Low mass RF power inverter for cubesat plasma thruster using 3D printed inductors

Abstract

This paper presents the design of a low mass RF power inverter at moderate to high power levels (e.g. tens of watts and above) for weight critical applications such as cubesat plasma thrusters. Our approach for mass reduction includes resonant switching operation at tens of MHz, and the 3D printing of light-weight scaffolds that form air core inductors after plating with a thin layer of copper. Specifically, we present a 14.2 MHz 50 W resonant DC-RF power inverter implemented with 3D printed and plated air core toroidal inductors.
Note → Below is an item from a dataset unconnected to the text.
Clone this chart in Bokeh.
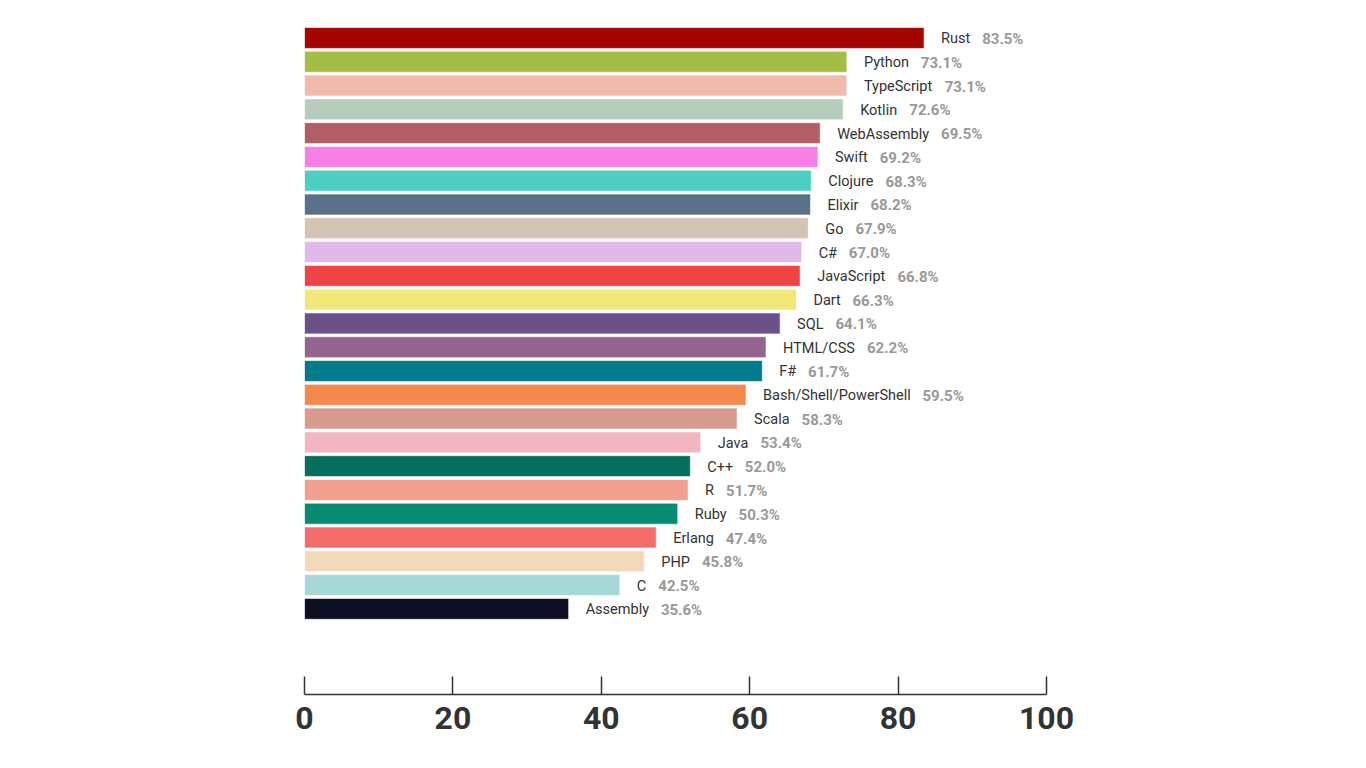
from bokeh.plotting import figure
from bokeh.models import ColumnDataSource, Range1d, FixedTicker
from bokeh.core.properties import value
from bokeh.embed import file_html
from bokeh.resources import INLINE

languages = ["Rust", "Python", "TypeScript", "Kotlin", "WebAssembly", "Swift", "Clojure",
             "Elixir", "Go", "C#", "JavaScript", "Dart", "SQL", "HTML/CSS", "F#",
             "Bash/Shell/PowerShell", "Scala", "Java", "C++", "R", "Ruby", "Erlang",
             "PHP", "C", "Assembly"]
loved = [83.5, 73.1, 73.1, 72.6, 69.5, 69.2, 68.3, 68.2, 67.9, 67.0, 66.8, 66.3, 64.1,
         62.2, 61.7, 59.5, 58.3, 53.4, 52.0, 51.7, 50.3, 47.4, 45.8, 42.5, 35.6]
colors = ["#a50502", "#a5bd44", "#f0bbad", "#b6cdbd", "#b25e67", "#f57fe6", "#4ecdc4",
          "#5a7188", "#d3c4b4", "#e0b8ea", "#ef4445", "#f2e87a", "#6b5188", "#94648e",
          "#017b8c", "#f3894d", "#d99b8e", "#f2b6c0", "#04705d", "#f2a190", "#058b72",
          "#f26c6c", "#f3d9bc", "#a8d9d9", "#0f0f24"]
x_ticks = [0, 20, 40, 60, 80, 100]

# approximate Roboto Regular advance widths (units of 2048 em)
W = {'a': 1114, 'b': 1146, 'c': 1069, 'd': 1150, 'e': 1083, 'f': 711, 'g': 1146, 'h': 1126,
     'i': 497, 'j': 489, 'k': 1016, 'l': 497, 'm': 1788, 'n': 1128, 'o': 1166, 'p': 1146,
     'q': 1156, 'r': 692, 's': 1057, 't': 669, 'u': 1126, 'v': 990, 'w': 1534, 'x': 1013,
     'y': 968, 'z': 1013, 'A': 1336, 'B': 1277, 'C': 1333, 'D': 1344, 'E': 1164, 'F': 1132,
     'G': 1395, 'H': 1460, 'I': 557, 'J': 1130, 'K': 1284, 'L': 1102, 'M': 1788, 'N': 1460,
     'O': 1408, 'P': 1292, 'Q': 1408, 'R': 1260, 'S': 1218, 'T': 1222, 'U': 1328, 'V': 1303,
     'W': 1817, 'X': 1284, 'Y': 1230, 'Z': 1226, '/': 826, '#': 1232, '+': 1134, ' ': 507}
NAME_SIZE = 14.5

def text_width(s):
    return sum(W.get(ch, 1100) for ch in s) / 2048 * NAME_SIZE

ypos = list(range(len(languages)))
name_off = [17] * len(languages)
val_off = [17 + text_width(n) + 12 for n in languages]
pct = [f"{v:.1f}%" for v in loved]

src = ColumnDataSource(dict(y=ypos, v=loved, name=languages, color=colors,
                            pct=pct, noff=name_off, voff=val_off))

p = figure(width=1350, height=750, output_backend="svg", toolbar_location=None,
           x_range=Range1d(0, 100), y_range=Range1d(27.6, -0.735),
           min_border_left=304, min_border_right=304, min_border_top=20, min_border_bottom=56)

p.hbar(y="y", right="v", left=0, height=0.88, color="color", line_color="white",
       line_alpha=0.6, line_width=1, source=src)

p.text(x="v", y="y", text="name", x_offset="noff", y_offset=1, source=src,
       text_font=value("Roboto"), text_font_size="14.5px", text_color="#333333",
       text_baseline="middle", text_align="left")
p.text(x="v", y="y", text="pct", x_offset="voff", y_offset=1, source=src,
       text_font=value("Roboto"), text_font_size="15px", text_font_style="bold",
       text_color="#999999", text_baseline="middle", text_align="left")

p.yaxis.visible = False
p.xgrid.visible = False
p.ygrid.visible = False
p.outline_line_color = None
p.background_fill_color = "white"
p.border_fill_color = "white"

ax = p.xaxis[0]
ax.ticker = FixedTicker(ticks=x_ticks)
ax.axis_line_color = "#333333"
ax.axis_line_width = 1.5
ax.major_tick_line_color = "#333333"
ax.major_tick_line_width = 1.5
ax.major_tick_in = 18
ax.major_tick_out = 0
ax.minor_tick_line_color = None
ax.major_label_text_font = "Roboto"
ax.major_label_text_font_size = "32px"
ax.major_label_text_font_style = "bold"
ax.major_label_text_color = "#333333"
ax.major_label_standoff = 12

open("out.html", "w").write(file_html(p, INLINE))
As a demonstration of design flexibility of the 3D printing process, these toroidal inductors are designed and implemented with optimal cross sections [1] to improve quality factors. The weight of the proposed inverter is reduced by 50% when compared to a 40 W state-of-the-art counterpart in which all the inductors were implemented within the printed circuit board (PCB). The inverter achieves 90% electrical efficiency when operated on a 50 Ω resistive load at an input voltage of 50 V. Then the inverter was implemented with a low pass matching network to drive a helicon double layer (HDL) plasma intended for a cubesat thruster application. The combined inverter and matching network outputs 40 W and achieves 86% DC input to plasma efficiency at an input voltage of 40 V.